Лесное лихо | страница 41
Лютая боль, притихшая под повязками, вспыхивает белым пламенем, и мальчишка едва не теряет сознание. Но он не кричит. Нет.
Влад, побледнев едва ли не больше братишки, успевает подхватить обоих и удержать от падения.
– Где руки обжёг, малой? – спрашивает Предрага, утвердившись на ногах и придерживаясь для верности за деревце. Стас, обидевшись на «малого», оглядывается на старших, моментально сделавших постные лица. Поездки за «ведьмиными грибами» – великая тайна, которую не разглашают ни дома, ни здесь. А ведьма продолжает. – Необычный ожог. Не огнём, не железом и не варом, а злым соком. На муравьиный яд похоже… Это ничего. Ложись, храбрец, сейчас я тебя поправлю.
– Если ты, тварь… – произносит Завид, его останавливают крики отца и брата – «Завид! Дядька!».
– Ничего я ему не сделаю. Вылечу. Для меня это пустяк. Зато никто не скажет, что Предрага Буйвидова Броджич принимает милость от Кресева. Ложись, парень. Если, конечно, не боишься страшной ведьмы.

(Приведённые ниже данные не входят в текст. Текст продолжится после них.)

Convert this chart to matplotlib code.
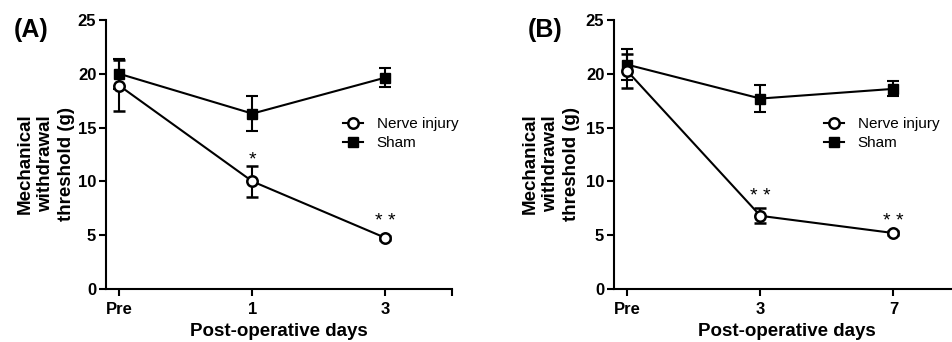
import matplotlib
matplotlib.use("Agg")
import matplotlib.pyplot as plt
from matplotlib.lines import Line2D
import numpy as np

plt.rcParams['font.family'] = ['Liberation Sans', 'DejaVu Sans']

# Panel A: Pre, day 1, day 3
days_a = ['Pre', '1', '3']
nerve_a = [18.9, 10.0, 4.75]
nerve_a_err = [2.4, 1.45, 0.2]
sham_a = [20.0, 16.3, 19.65]
sham_a_err = [1.4, 1.6, 0.9]
stars_a = ['', '*', '* *']
star_y_a = [0, 11.6, 5.9]

# Panel B: Pre, day 3, day 7
days_b = ['Pre', '3', '7']
nerve_b = [20.25, 6.8, 5.2]
nerve_b_err = [1.6, 0.7, 0.2]
sham_b = [20.85, 17.7, 18.6]
sham_b_err = [1.45, 1.25, 0.7]
stars_b = ['', '* *', '* *']
star_y_b = [0, 8.2, 5.9]

W, H = 952, 342
fig = plt.figure(figsize=(W / 100, H / 100), dpi=100)

nerve_style = dict(color='black', lw=1.5, marker='o', ms=7.5,
                   mfc='white', mec='black', mew=1.8)
sham_style = dict(color='black', lw=1.5, marker='s', ms=7.5,
                  mfc='black', mec='black')


def panel(left, days, nerve, nerve_err, sham, sham_err, stars, star_y,
          tag, tag_x, leg_x, ylab_x):
    ax = fig.add_axes([left / W, (H - 289) / H, 346 / W, 269 / H])
    x = np.arange(len(days))
    ax.errorbar(x, sham, yerr=sham_err, capsize=4, capthick=1.5,
                elinewidth=1.5, zorder=3, **sham_style)
    ax.errorbar(x, nerve, yerr=nerve_err, capsize=4, capthick=1.5,
                elinewidth=1.5, zorder=4, **nerve_style)
    for xi, s, yy in zip(x, stars, star_y):
        if s:
            ax.text(xi, yy, s, ha='center', va='baseline', fontsize=14)

    ax.set_xlim(-0.1, 2.5)
    ax.set_ylim(0, 25)
    ax.set_xticks(list(x) + [2.5])
    ax.set_xticklabels(days + [''], fontsize=12, fontweight='bold')
    ax.set_yticks([0, 5, 10, 15, 20, 25])
    ax.set_yticklabels(['0', '5', '10', '15', '20', '25'], fontsize=12, fontweight='bold')
    ax.tick_params(width=1.5, length=5, pad=2)
    ax.tick_params(axis='x', pad=4)
    for sp in ['top', 'right']:
        ax.spines[sp].set_visible(False)
    for sp in ['left', 'bottom']:
        ax.spines[sp].set_linewidth(1.5)

    handles = [Line2D([], [], **nerve_style), Line2D([], [], **sham_style)]
    ax.legend(handles, ['Nerve injury', 'Sham'], loc='upper left',
              bbox_to_anchor=((leg_x - left) / 346, (289 - 117) / 269),
              frameon=False, fontsize=11, handlelength=1.3, handletextpad=0.9,
              borderpad=0, borderaxespad=0, labelspacing=0.35)

    fig.text(ylab_x / W, 1 - 164 / H, 'Mechanical\nwithdrawal\nthreshold (g)',
             rotation=90, ha='center', va='center', multialignment='center',
             fontsize=13.5, fontweight='bold', linespacing=1.3)
    fig.text((left + 173) / W, 1 - 332 / H, 'Post-operative days',
             ha='center', va='center', fontsize=13.5, fontweight='bold')
    fig.text(tag_x / W, 1 - 30 / H, tag, ha='left', va='center',
             fontsize=18, fontweight='bold')
    return ax


panel(106, days_a, nerve_a, nerve_a_err, sham_a, sham_a_err, stars_a, star_y_a,
      '(A)', 14, 343, 46)
panel(614, days_b, nerve_b, nerve_b_err, sham_b, sham_b_err, stars_b, star_y_b,
      '(B)', 528, 824, 551)

fig.savefig('out.png', dpi=100)
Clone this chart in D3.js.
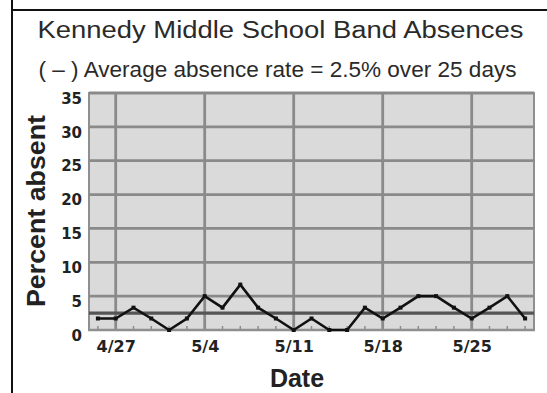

С молчаливого согласия старших Стас вытягивается на лесной подстилке. Предрага что-то неслышно приговаривает и водит руками над Стасом, и по его телу волной прокатывается странное ощущение – «горячих иголочек», как в отсиженной ноге. Вскоре девушка приближает ладони вплотную к обожжённым рукам. Боль доходит до предела, который, кажется, уже невозможно терпеть без слёз…
– Не скули, малыш! Тебе ведь уже не больно, так?
Предрага бесцеремонно хватает «пациента» за руку и рывком поднимает на ноги. Полуобморочный Стас чувствует, что боль из обожжённых рук и вправду куда-то делась. Тем временем девушка сильными и ловкими движениями срывает повязки. Сперва с правой, потом с левой.
Язвы исчезли бесследно. То есть не совсем бесследно – остались красные пятна, как после зажившего ожога.
– Если ты, парнишка, ожил, – звучит ее голос, – сходи, принеси мою торбу. Она к седлу приторочена. Мне тоже надо подлататься.
Стас, как заворожённый, шагает к туше лосихи, на которой ехала Предрага. Стараясь не смотреть на развороченные внутренности убитого животного, он распускает ремни, крепившие торбу к седлу. Предрага, держась за деревце, садится на землю и вытягивает левую ногу. С невозмутимым видом извлекает из торбы полотенце, расстилает его на земле и расставляет коробочки, глиняные горшочки и мутно-зелёные скляночки. Сдвигает понёву, разрывает уже надорванный подол рубахи, смачивает тряпицу из скляночки – в воздухе распространяется резкий запах спирта, который здесь, как рассказывал отец, называют «извинь», то, что делают из вина. Проспиртованной, точнее, «произвиненной» тряпицей Предрага протирает руки и кожу вокруг раны, достаёт из коробочки кривую золотую иглу, в которую уже вставлена нитка.